UM-Dearborn professor honored for ‘home run’ industry partnership
Taehyun Shim’s work on a powerful driver assist technology is an aspirational model for university-industry collaborations.
In honoring UM-Dearborn Mechanical Engineering Professor Taehyun Shim with the company’s first ever Ford Motor Company Innovation Fellow Award, Ed Krause made it clear this wasn’t just another run-of-the-mill recognition. The company’s Global Manager for External Alliances has worked in the university collaboration space for 19 years and overseen more than 1,900 projects. And while he says they learn something from every project, what Shim was able to achieve in his partnership with Ford happens maybe 1 percent of the time.
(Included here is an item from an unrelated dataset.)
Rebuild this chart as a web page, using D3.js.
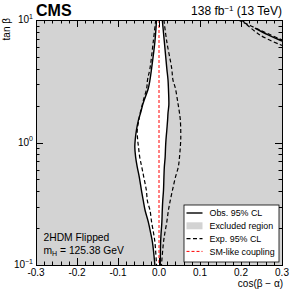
<!DOCTYPE html>
<html>
<head>
<meta charset="utf-8">
<script src="https://cdn.jsdelivr.net/npm/d3@7"></script>
<style>
  body { margin: 0; background: #fff; }
  svg { font-family: "Liberation Sans", Arial, Helvetica, sans-serif; }
</style>
</head>
<body>
<div id="chart"></div>
<script>
// tan(beta) grid shared by all central contours
const tanGrid = [10, 6.65, 4.03, 3.24, 2.77, 2.22, 2.02, 1.74, 1.53, 1.26, 1.05, 0.92, 0.76, 0.63, 0.52, 0.41, 0.33, 0.28, 0.224, 0.18, 0.154, 0.1];
// observed 95% CL, left / right branch (cos(beta-alpha))
const obsLow = [-0.006, -0.010, -0.018, -0.022, -0.026, -0.036, -0.040, -0.045, -0.050, -0.055, -0.058, -0.059, -0.057, -0.053, -0.048, -0.043, -0.038, -0.034, -0.026, -0.020, -0.016, -0.010];
const obsHigh = [0.008, 0.013, 0.019, 0.022, 0.023, 0.024, 0.024, 0.022, 0.021, 0.019, 0.017, 0.016, 0.015, 0.013, 0.012, 0.011, 0.009, 0.008, 0.007, 0.005, 0.004, 0.003];
// expected 95% CL
const expLow = [-0.008, -0.014, -0.022, -0.028, -0.030, -0.038, -0.041, -0.046, -0.049, -0.053, -0.052, -0.050, -0.047, -0.042, -0.037, -0.031, -0.028, -0.022, -0.018, -0.013, -0.010, -0.006];
const expHigh = [0.012, 0.019, 0.031, 0.034, 0.040, 0.045, 0.047, 0.050, 0.052, 0.053, 0.053, 0.052, 0.050, 0.047, 0.040, 0.033, 0.027, 0.023, 0.019, 0.014, 0.011, 0.006];
// top-right corner contours [cos, tan]
const cornerExpOuter = [[0.193, 10], [0.246, 8.29], [0.3, 6.87]];
const cornerExpInner = [[0.202, 10], [0.246, 7.55], [0.3, 6.2]];
const cornerObs = [[0.234, 8.6], [0.265, 7.6], [0.3, 6.74]];

const xTicks = [-0.3, -0.2, -0.1, 0.0, 0.1, 0.2, 0.3];
const yTicks = [0.1, 1, 10];
const yTickExp = ['\u22121', '0', '1'];
const legendItems = ['Obs. 95% CL', 'Excluded region', 'Exp. 95% CL', 'SM-like coupling'];

const W = 293, H = 293;
const margin = { top: 20, right: 11, bottom: 28, left: 36 };
const width = W - margin.left - margin.right;
const height = H - margin.top - margin.bottom;
const grey = '#d3d3d3';

const svg = d3.select('#chart').append('svg')
  .attr('width', W)
  .attr('height', H);

const xScale = d3.scaleLinear().domain([-0.3, 0.3]).range([0, width]);
const yScale = d3.scaleLog().domain([0.1, 10]).range([height, 0]);

const g = svg.append('g')
  .attr('transform', `translate(${margin.left},${margin.top})`);

g.append('clipPath').attr('id', 'clip')
  .append('rect').attr('width', width).attr('height', height);

const plot = g.append('g').attr('clip-path', 'url(#clip)');

// excluded background
plot.append('rect')
  .attr('width', width)
  .attr('height', height)
  .attr('fill', grey);

const obsArea = d3.area()
  .curve(d3.curveCatmullRom)
  .y((d, i) => yScale(tanGrid[i]))
  .x0((d, i) => xScale(obsLow[i]))
  .x1((d, i) => xScale(obsHigh[i]));

const expArea = d3.area()
  .curve(d3.curveCatmullRom)
  .y((d, i) => yScale(tanGrid[i]))
  .x0((d, i) => xScale(expLow[i]))
  .x1((d, i) => xScale(expHigh[i]));

// allowed region (white)
plot.append('path')
  .attr('d', obsArea(tanGrid))
  .attr('fill', '#fff');

const solid = { stroke: '#000', 'stroke-width': 1.4, fill: 'none' };
const dashed = { stroke: '#000', 'stroke-width': 1.2, fill: 'none', 'stroke-dasharray': '4,2.5' };

function styled(sel, st) {
  Object.keys(st).forEach(k => sel.attr(k, st[k]));
  return sel;
}

styled(plot.append('path').attr('d', expArea.lineX0()(tanGrid)), dashed);
styled(plot.append('path').attr('d', expArea.lineX1()(tanGrid)), dashed);
styled(plot.append('path').attr('d', obsArea.lineX0()(tanGrid)), solid);
styled(plot.append('path').attr('d', obsArea.lineX1()(tanGrid)), solid);

const pairLine = d3.line()
  .curve(d3.curveCatmullRom)
  .x(d => xScale(d[0]))
  .y(d => yScale(d[1]));

styled(plot.append('path').attr('d', pairLine(cornerExpOuter)), dashed);
styled(plot.append('path').attr('d', pairLine(cornerExpInner)), dashed);
styled(plot.append('path').attr('d', pairLine(cornerObs)), solid);

// SM-like line
plot.append('line')
  .attr('x1', xScale(0)).attr('x2', xScale(0))
  .attr('y1', 0).attr('y2', height)
  .attr('stroke', '#ff0000')
  .attr('stroke-width', 1)
  .attr('stroke-dasharray', '3,2');

// ticks (inside, all four sides)
const xMinor = d3.range(-0.3, 0.3001, 0.02);
const axisG = g.append('g').attr('stroke', '#000').attr('stroke-width', 1);
xMinor.forEach((v) => {
  const major = Math.abs(Math.round(v * 10) - v * 10) < 1e-6;
  const len = major ? 7 : 3.5;
  const x = Math.round(xScale(v)) + 0.5;
  axisG.append('line').attr('x1', x).attr('x2', x).attr('y1', height).attr('y2', height - len);
  axisG.append('line').attr('x1', x).attr('x2', x).attr('y1', 0).attr('y2', len);
});
const yMinor = [];
[0.1, 1].forEach((dec) => {
  for (let k = 1; k <= 9; k += 1) yMinor.push(dec * k);
});
yMinor.push(10);
yMinor.forEach((v) => {
  const major = yTicks.some(t => Math.abs(t - v) < 1e-9);
  const len = major ? 7 : 3.5;
  const y = Math.round(yScale(v)) + 0.5;
  axisG.append('line').attr('x1', 0).attr('x2', len).attr('y1', y).attr('y2', y);
  axisG.append('line').attr('x1', width).attr('x2', width - len).attr('y1', y).attr('y2', y);
});

// frame
g.append('rect')
  .attr('x', 0.5).attr('y', 0.5)
  .attr('width', width).attr('height', height)
  .attr('fill', 'none')
  .attr('stroke', '#000')
  .attr('stroke-width', 1);

// tick labels
g.selectAll('.xlab')
  .data(xTicks)
  .enter().append('text')
  .attr('class', 'xlab')
  .attr('x', d => xScale(d))
  .attr('y', height + 10.5)
  .attr('text-anchor', 'middle')
  .attr('font-size', 10)
  .text(d => (d < 0 ? '-' : '') + Math.abs(d).toFixed(1));

yTicks.forEach((t, i) => {
  const txt = g.append('text')
    .attr('x', -3)
    .attr('y', yScale(t) + 3)
    .attr('text-anchor', 'end')
    .attr('font-size', 10);
  txt.append('tspan').text('10');
  txt.append('tspan').attr('dy', -4.5).attr('font-size', 7).text(yTickExp[i]);
});

// axis titles
svg.append('text')
  .attr('x', 283)
  .attr('y', 287)
  .attr('text-anchor', 'end')
  .attr('font-size', 10)
  .text('cos(\u03b2 \u2212 \u03b1)');

svg.append('text')
  .attr('transform', 'translate(10,18) rotate(-90)')
  .attr('text-anchor', 'end')
  .attr('font-size', 10)
  .text('tan \u03b2');

// header
svg.append('text')
  .attr('x', 36)
  .attr('y', 15.5)
  .attr('font-size', 16)
  .attr('font-weight', 'bold')
  .text('CMS');

const lumi = svg.append('text')
  .attr('x', 282)
  .attr('y', 15)
  .attr('text-anchor', 'end')
  .attr('font-size', 12);
lumi.append('tspan').text('138 fb');
lumi.append('tspan').attr('dy', -4.5).attr('font-size', 8).text('\u22121');
lumi.append('tspan').attr('dy', 4.5).text(' (13 TeV)');

// model text
svg.append('text')
  .attr('x', 43.5).attr('y', 241)
  .attr('font-size', 10.3)
  .text('2HDM Flipped');
const mh = svg.append('text')
  .attr('x', 43.5).attr('y', 253.5)
  .attr('font-size', 10.3);
mh.append('tspan').text('m');
mh.append('tspan').attr('dy', 2.5).attr('font-size', 7).text('H');
mh.append('tspan').attr('dy', -2.5).text(' = 125.38 GeV');

// legend
const leg = svg.append('g').attr('transform', 'translate(183.5,204.5)');
leg.append('rect')
  .attr('x', 0.5).attr('y', 0.5)
  .attr('width', 95).attr('height', 57)
  .attr('fill', '#fff')
  .attr('stroke', '#000')
  .attr('stroke-width', 0.8);

legendItems.forEach((name, i) => {
  const y = 8.5 + i * 12.8;
  if (i === 0) {
    styled(leg.append('line').attr('x1', 3).attr('x2', 19).attr('y1', y).attr('y2', y), solid);
  } else if (i === 1) {
    leg.append('rect').attr('x', 3).attr('y', y - 3.5).attr('width', 16).attr('height', 7).attr('fill', grey);
  } else if (i === 2) {
    styled(leg.append('line').attr('x1', 3).attr('x2', 19).attr('y1', y).attr('y2', y), dashed);
  } else {
    leg.append('line').attr('x1', 3).attr('x2', 19).attr('y1', y).attr('y2', y)
      .attr('stroke', '#ff0000').attr('stroke-width', 1).attr('stroke-dasharray', '3,2');
  }
  leg.append('text')
    .attr('x', 26)
    .attr('y', y + 3.2)
    .attr('font-size', 8.9)
    .text(name);
});
</script>
</body>
</html>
Those are odds that Shim says ring true to his own experience. He told us he actually worked on multiple Ford projects before hitting what Krause characterized as a “home run” helping catalyze Ford’s Pro Trailer Backup Assist. The powerful technology, as the name suggests, takes the guesswork out of one of driving’s most counterintuitive tasks: backing up a trailer. Without technological help, drivers have to be skilled in a mix of steering and countersteering to get a trailer in just the right spot. With the exclusive Ford feature, you input your trailer’s dimensions one time (the library can hold measurements for multiple trailers). Then, when you’re ready, you simply put the vehicle in reverse, push a button, modulate the gas pedal, turn a control knob in the direction you want the trailer to go, and the truck does all the complicated steering for you.
How Ford’s Pro Trailer Backup assist works
Shim’s contribution was creating the original control algorithms for the assistive technology, and when he first began work on the project, he says it wasn’t obvious it was going to be something that’s now deployed in hundreds of thousands of vehicles.
“In our first year, our meetings would typically be once a month and it would be with a very small group of four or so people,” Shim remembers. “But then, they implemented our control logic in their prototype car — and it worked. It was very exciting. Suddenly our meetings had a lot more people in them. Achievements like this are never done without teamwork, and the synergy between our research group and Ford’s principal investigators was incredible.”
Shim said application-driven research like this has been a critical part of his career. His many collaborations with Ford and other automotive companies has given him key funding lifelines to advance his work. They’ve also paid off big for his student research assistants, who’ve advanced into meaningful careers both in industry and academia.
He's happy to see application-driven partnerships are on the rise at UM-Dearborn. In fact, Krause says there are 18 proposals from UM-Dearborn in this year’s Ford-U-M Innovation Alliance alone. That’s the highest number and percentage ever for the university.
“This is an extraordinary project, and not every project is going to be as big as this one,” Krause says. “But as big as Ford is, anything that’s successful is a big success compared to the cost of the project. And the power of those successes is that they justify funding for additional work. It has to happen that way to generate continuous innovation.”